Skip to contents

A dataset demonstrating Simpson's Paradox with a strongly positively correlated dataset (simpson_1) and a dataset with the same positive correlation as simpson_1, but where individual groups have a strong negative correlation (simpson_2).

Usage

simpsons_paradox_wide

Format

A data frame with 222 rows and 4 variables:

  • simpson_1_x: x-values from the simpson_1 dataset

  • simpson_1_y: y-values from the simpson_1 dataset

  • simpson_2_x: x-values from the simpson_2 dataset

  • simpson_2_y: y-values from the simpson_2 dataset

References

Matejka, J., & Fitzmaurice, G. (2017). Same Stats, Different Graphs: Generating Datasets with Varied Appearance and Identical Statistics through Simulated Annealing. CHI 2017 Conference proceedings: ACM SIGCHI Conference on Human Factors in Computing Systems.
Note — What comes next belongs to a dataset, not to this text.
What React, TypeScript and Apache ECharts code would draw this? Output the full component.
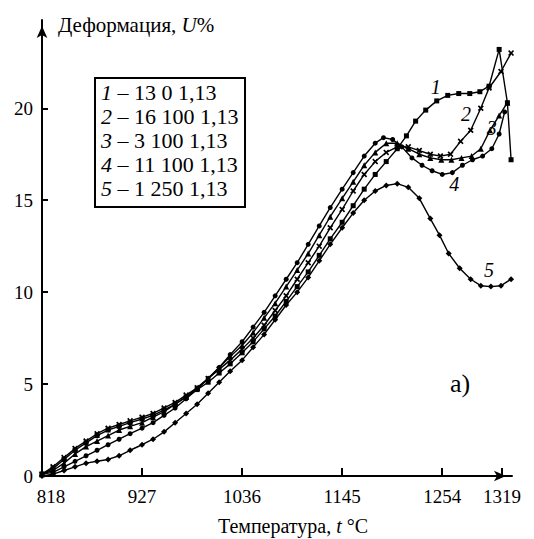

Retrieved from https://www.autodeskresearch.com/publications/samestats.

Examples

#save current settings
state <- par("mar", "mfrow")

par(mfrow = c(1, 2))

plot(simpsons_paradox_wide[["simpson_1_x"]],
     simpsons_paradox_wide[["simpson_1_y"]],
     xlab = "x", ylab = "y", main = "Simpson's Paradox 1")

plot(simpsons_paradox_wide[["simpson_2_x"]],
     simpsons_paradox_wide[["simpson_2_y"]],
     xlab = "x", ylab = "y", main = "Simpson's Paradox 2")


#reset settings
par(state)